(Plotting code records)
::::

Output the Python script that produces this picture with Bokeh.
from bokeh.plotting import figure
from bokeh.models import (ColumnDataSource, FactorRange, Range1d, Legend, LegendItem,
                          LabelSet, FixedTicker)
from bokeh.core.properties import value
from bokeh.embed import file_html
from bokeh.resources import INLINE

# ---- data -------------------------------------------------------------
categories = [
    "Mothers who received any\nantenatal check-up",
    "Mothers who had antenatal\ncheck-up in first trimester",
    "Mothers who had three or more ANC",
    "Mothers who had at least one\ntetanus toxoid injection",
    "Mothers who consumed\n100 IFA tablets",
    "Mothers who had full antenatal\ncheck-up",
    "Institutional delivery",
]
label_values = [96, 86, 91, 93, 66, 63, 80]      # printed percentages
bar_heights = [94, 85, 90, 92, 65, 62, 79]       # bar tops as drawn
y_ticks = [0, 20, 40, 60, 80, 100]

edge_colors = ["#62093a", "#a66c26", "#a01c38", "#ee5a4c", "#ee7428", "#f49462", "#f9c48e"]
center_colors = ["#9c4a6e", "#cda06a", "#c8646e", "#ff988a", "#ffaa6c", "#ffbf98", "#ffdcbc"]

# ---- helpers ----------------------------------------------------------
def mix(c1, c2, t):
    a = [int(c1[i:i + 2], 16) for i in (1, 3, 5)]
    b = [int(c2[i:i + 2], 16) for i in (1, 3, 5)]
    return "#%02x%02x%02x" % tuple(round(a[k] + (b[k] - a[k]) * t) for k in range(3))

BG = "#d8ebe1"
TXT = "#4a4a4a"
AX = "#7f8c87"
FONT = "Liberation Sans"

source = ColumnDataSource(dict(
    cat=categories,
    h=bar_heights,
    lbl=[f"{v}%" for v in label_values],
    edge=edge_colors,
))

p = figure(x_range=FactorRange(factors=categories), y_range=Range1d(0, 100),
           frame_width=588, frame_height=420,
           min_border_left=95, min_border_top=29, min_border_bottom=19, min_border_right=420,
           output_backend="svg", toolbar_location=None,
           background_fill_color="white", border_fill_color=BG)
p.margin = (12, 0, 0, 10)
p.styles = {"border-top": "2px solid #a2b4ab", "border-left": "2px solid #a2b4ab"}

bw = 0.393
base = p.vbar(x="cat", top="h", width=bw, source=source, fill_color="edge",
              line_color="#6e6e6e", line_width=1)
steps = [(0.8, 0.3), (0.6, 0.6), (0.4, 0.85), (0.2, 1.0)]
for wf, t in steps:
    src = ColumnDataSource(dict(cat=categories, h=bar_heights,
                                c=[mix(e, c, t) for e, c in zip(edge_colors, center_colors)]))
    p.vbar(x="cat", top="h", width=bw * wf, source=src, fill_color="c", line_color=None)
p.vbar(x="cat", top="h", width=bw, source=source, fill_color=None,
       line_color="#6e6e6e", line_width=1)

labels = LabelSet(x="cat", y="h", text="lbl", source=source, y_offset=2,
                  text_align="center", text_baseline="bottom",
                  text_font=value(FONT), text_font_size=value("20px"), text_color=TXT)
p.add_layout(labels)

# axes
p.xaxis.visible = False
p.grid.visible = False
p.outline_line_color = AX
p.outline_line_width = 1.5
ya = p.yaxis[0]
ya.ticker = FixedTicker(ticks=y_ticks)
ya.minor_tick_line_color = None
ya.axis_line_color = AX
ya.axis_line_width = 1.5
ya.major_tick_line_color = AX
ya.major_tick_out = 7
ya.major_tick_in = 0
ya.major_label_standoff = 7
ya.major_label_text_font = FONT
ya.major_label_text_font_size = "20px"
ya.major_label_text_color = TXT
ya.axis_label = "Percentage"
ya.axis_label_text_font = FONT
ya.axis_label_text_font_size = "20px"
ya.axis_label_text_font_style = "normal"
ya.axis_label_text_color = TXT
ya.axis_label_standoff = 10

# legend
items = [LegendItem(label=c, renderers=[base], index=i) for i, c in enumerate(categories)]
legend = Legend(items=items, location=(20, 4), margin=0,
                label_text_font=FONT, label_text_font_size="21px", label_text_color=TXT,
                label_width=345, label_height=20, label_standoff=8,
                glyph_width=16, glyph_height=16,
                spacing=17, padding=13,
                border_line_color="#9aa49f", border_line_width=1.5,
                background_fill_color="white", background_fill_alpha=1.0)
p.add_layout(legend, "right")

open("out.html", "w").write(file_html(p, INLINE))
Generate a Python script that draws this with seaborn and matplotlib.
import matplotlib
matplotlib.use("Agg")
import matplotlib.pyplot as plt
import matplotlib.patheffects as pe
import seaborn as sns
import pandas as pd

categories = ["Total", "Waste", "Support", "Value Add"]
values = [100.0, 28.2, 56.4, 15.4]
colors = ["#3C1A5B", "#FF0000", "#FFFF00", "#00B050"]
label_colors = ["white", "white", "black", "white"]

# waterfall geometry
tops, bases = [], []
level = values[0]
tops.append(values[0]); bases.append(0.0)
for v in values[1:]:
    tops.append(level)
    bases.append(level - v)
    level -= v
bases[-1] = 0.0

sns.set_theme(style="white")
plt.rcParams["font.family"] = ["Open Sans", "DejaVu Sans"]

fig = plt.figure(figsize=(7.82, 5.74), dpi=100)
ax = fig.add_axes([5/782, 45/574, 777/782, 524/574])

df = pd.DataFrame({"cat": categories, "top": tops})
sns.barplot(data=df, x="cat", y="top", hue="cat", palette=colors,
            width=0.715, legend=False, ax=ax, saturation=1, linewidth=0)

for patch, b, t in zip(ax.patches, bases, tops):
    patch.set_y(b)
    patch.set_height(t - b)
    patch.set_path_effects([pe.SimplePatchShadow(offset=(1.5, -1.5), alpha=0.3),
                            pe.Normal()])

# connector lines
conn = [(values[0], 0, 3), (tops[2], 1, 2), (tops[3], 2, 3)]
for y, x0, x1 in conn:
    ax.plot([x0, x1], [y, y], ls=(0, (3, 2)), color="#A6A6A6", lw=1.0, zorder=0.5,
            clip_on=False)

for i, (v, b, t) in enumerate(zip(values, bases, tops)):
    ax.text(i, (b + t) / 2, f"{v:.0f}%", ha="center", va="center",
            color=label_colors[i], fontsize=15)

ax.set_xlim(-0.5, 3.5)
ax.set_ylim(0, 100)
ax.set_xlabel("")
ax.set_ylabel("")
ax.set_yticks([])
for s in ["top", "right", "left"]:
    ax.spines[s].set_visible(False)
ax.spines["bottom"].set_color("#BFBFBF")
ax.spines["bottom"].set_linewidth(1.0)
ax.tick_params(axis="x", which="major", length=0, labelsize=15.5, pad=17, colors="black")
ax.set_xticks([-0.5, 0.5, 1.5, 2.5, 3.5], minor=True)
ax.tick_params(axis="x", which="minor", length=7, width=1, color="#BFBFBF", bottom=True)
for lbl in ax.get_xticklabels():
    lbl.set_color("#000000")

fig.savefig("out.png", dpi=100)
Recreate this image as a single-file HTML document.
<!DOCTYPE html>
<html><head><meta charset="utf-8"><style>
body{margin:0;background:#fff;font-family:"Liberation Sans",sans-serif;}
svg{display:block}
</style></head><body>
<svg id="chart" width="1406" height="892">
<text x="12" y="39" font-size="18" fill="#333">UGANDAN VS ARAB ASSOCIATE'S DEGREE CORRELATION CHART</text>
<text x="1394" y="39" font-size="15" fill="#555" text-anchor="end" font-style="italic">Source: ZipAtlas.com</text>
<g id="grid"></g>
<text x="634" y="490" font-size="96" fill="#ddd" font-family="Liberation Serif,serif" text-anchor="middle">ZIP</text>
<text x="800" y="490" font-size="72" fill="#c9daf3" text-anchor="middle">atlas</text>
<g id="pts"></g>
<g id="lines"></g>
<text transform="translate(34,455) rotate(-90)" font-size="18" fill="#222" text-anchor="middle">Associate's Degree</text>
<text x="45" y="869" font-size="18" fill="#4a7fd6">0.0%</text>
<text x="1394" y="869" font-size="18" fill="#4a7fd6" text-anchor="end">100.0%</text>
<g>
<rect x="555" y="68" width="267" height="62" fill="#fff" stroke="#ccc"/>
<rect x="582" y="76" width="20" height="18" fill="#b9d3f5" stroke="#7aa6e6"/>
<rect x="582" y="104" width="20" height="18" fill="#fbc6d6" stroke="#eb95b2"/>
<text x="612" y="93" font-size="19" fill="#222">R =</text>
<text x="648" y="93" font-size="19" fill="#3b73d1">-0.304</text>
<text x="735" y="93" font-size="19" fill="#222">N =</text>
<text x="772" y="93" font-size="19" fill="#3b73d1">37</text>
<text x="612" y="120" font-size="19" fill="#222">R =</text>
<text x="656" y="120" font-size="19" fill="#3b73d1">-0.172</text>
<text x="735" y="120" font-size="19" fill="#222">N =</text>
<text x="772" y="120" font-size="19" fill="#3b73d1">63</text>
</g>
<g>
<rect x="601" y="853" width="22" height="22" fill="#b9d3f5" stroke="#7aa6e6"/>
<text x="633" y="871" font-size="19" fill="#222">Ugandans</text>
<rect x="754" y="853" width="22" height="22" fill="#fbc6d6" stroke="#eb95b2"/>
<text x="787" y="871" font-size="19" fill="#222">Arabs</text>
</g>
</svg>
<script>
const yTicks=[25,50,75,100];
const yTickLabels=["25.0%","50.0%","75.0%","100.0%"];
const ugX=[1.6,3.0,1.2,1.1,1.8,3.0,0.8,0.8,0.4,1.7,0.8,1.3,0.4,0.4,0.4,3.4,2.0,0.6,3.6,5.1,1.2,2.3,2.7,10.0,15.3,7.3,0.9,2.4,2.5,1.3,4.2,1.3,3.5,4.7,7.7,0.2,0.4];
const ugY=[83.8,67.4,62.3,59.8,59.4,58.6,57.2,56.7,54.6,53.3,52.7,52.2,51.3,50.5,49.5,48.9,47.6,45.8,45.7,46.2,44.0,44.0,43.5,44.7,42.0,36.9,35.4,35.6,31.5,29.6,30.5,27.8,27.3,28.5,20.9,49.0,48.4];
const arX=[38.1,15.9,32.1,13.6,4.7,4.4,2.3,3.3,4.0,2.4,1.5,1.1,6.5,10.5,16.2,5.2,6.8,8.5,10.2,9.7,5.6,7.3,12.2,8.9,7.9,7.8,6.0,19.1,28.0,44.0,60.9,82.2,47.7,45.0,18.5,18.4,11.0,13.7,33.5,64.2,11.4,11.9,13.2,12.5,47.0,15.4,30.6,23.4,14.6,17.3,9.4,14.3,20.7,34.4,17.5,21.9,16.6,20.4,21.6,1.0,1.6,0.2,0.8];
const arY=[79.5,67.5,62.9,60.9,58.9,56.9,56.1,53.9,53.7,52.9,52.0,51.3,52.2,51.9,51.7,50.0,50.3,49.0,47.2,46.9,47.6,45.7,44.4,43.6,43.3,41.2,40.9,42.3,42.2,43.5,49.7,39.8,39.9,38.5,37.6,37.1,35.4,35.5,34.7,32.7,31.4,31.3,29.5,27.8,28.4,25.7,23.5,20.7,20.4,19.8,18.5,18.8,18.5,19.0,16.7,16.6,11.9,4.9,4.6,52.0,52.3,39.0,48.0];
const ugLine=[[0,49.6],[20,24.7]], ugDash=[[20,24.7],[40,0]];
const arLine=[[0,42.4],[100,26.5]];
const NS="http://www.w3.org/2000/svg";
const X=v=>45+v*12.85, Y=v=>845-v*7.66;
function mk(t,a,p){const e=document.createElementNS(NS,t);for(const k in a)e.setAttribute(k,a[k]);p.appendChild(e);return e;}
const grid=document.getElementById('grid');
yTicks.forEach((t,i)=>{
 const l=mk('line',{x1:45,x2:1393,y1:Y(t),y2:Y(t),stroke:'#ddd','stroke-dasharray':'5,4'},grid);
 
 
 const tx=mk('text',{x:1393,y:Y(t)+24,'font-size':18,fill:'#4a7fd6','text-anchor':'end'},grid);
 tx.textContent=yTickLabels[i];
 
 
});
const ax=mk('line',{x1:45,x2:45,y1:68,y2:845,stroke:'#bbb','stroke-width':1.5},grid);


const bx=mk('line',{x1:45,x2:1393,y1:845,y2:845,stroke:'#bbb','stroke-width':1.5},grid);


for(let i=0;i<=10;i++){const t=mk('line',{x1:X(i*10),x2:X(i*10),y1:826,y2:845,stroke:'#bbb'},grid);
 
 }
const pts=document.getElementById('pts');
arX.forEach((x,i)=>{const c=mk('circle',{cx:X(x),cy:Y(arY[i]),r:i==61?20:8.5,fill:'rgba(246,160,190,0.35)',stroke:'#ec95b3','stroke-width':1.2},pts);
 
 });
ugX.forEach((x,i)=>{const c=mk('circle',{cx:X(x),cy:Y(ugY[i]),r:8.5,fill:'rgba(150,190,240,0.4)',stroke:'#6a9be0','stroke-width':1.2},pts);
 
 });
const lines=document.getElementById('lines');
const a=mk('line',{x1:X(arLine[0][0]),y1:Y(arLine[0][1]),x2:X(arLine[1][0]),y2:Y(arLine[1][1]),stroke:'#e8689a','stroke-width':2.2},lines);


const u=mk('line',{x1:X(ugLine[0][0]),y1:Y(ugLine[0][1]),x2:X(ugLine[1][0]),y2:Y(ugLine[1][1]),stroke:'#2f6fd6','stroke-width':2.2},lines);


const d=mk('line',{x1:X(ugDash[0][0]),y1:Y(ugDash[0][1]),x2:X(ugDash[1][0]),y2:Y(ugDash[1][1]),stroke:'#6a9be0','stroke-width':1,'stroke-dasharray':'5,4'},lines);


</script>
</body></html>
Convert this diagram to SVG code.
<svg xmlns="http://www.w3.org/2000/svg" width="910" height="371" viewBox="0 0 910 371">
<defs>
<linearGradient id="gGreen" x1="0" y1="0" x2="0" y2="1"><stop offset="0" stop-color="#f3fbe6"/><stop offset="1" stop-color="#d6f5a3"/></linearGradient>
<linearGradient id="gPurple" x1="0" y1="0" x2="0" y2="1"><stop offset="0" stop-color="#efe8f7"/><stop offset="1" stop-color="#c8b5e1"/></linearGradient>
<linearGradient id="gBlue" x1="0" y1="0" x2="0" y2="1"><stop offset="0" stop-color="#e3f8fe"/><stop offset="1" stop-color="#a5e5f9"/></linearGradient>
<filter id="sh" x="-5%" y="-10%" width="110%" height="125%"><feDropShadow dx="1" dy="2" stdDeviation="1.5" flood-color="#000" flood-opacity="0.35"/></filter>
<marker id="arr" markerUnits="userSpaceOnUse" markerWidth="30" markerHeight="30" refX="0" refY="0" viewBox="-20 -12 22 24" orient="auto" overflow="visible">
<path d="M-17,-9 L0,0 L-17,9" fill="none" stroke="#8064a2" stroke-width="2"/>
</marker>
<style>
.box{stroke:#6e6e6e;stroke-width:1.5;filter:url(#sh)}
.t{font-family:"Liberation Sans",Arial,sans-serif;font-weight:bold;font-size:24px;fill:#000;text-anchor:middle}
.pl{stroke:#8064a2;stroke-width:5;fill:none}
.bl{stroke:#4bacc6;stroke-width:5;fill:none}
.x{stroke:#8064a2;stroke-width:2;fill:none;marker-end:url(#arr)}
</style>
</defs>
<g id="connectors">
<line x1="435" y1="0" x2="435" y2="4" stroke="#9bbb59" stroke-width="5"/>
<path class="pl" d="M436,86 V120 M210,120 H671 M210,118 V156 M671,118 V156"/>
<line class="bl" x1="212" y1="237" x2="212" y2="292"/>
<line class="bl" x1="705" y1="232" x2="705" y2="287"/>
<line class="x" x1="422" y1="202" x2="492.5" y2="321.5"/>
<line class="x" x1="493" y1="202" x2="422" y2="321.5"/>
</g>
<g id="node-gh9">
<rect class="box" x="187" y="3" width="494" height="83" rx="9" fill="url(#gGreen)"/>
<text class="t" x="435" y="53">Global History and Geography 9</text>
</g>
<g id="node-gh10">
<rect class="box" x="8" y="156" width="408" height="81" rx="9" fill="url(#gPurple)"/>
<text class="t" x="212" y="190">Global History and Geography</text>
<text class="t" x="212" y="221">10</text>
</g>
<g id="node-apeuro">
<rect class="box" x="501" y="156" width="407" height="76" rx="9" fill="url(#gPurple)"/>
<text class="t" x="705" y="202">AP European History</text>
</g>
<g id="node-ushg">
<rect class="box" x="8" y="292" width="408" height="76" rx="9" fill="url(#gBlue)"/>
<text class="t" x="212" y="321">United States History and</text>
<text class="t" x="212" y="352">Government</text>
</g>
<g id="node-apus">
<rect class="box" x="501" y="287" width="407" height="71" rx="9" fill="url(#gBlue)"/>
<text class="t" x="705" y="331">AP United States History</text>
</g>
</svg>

::::

GIVEN INSTRUCTION: In this exercise, copy only the lines from the opening line of the material through the line where "from bokeh.resources import INLINE" appears.

EXERCISE RESPONSE:
Output the Python script that produces this picture with Bokeh.
from bokeh.plotting import figure
from bokeh.models import (ColumnDataSource, FactorRange, Range1d, Legend, LegendItem,
                          LabelSet, FixedTicker)
from bokeh.core.properties import value
from bokeh.embed import file_html
from bokeh.resources import INLINE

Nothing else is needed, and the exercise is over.